В феврале 1827 года Н. М. Языков писал из Дерпта брату А. М. Языкову: «Видел ли ты в № 1 С<ына> О<течества> отрывок из драмматической поэмы Ижорской? Ведь, ето остаток после Кюхельб<екера>. Он мне читал его еще запрошлым летом: кончил ли? Любопытно, что вышло; он хотел сделать из него Фауста»[60]. Выражение «запрошлым летом» (особенно в сочетании с усилительным «еще») скорее всего указывает на лето 1824 года («это лето» – 1826 года, «прошлое» – 1825-го, «запрошлое» – 1824-го). В 1824 году по окончании университетского семестра Языков отправляется через Петербург и Москву (где об эту пору живет Кюхельбекер) в родную симбирскую губернию. Гораздо менее вероятно, что «запрошлым» Языков именует лето 1825 года: в таком случае встреча поэтов произошла во время короткого наезда Языкова в Петербург[61]. (В этом – для нас весьма сомнительном – случае подтверждение получает датировка Е. П. Мстиславской.)
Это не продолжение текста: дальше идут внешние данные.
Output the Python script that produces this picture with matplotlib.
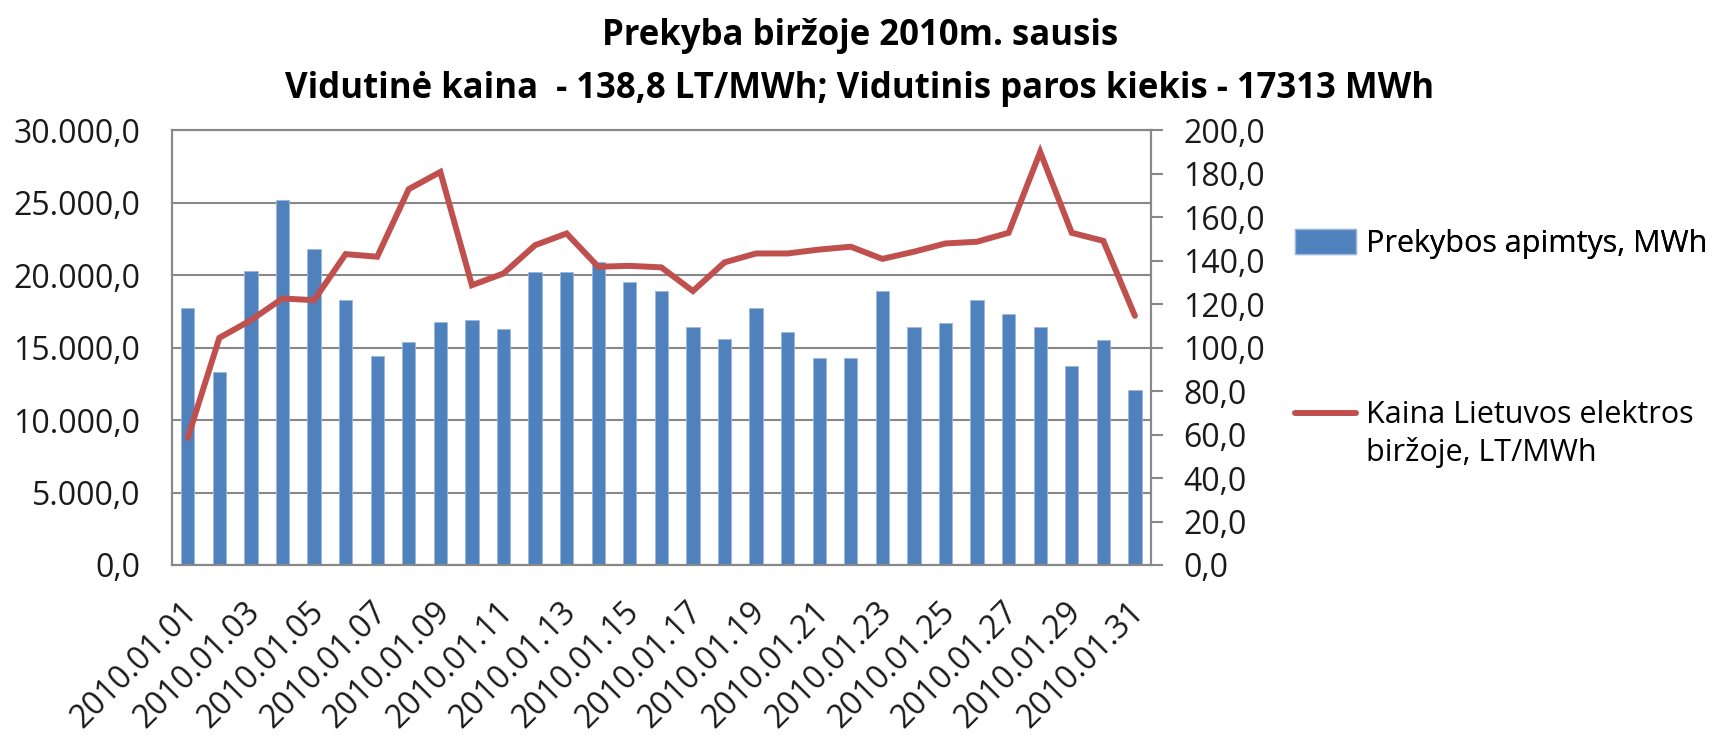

Характерная для Языкова небрежность эпистолярного стиля не позволяет с точностью установить, что именно читал Кюхельбекер младшему знакомцу: только фрагмент, опубликованный в «Сыне Отечества», или также и другие эпизоды мистерии. Ясно, однако, что просто чтением дело не ограничилось – Кюхельбекер разъяснил свой замысел («сделать из него Фауста»), а Языков этим замыслом заинтересовался. Порукой тому более раннее письмо А. М. Языкову (20 сентября 1825), где вслед за ироническими предварительными суждениями о готовящейся к печати драматической шутке Кюхельбекера «Шекспировы духи» следует вопрос: «Не слыхать ли чего об русском Фаусте или о русских Фаустах?»[62]. Это беглое замечание, на наш взгляд, указывает на большую вероятность версии о знакомстве Языкова с текстом «Ижорского» в 1824 году. Если общение поэтов произошло петербургским летом 1825 года, то отделяет его от письма лишь два месяца – срок явно недостаточный для завершения масштабного замысла, о котором недавно узнал Языков.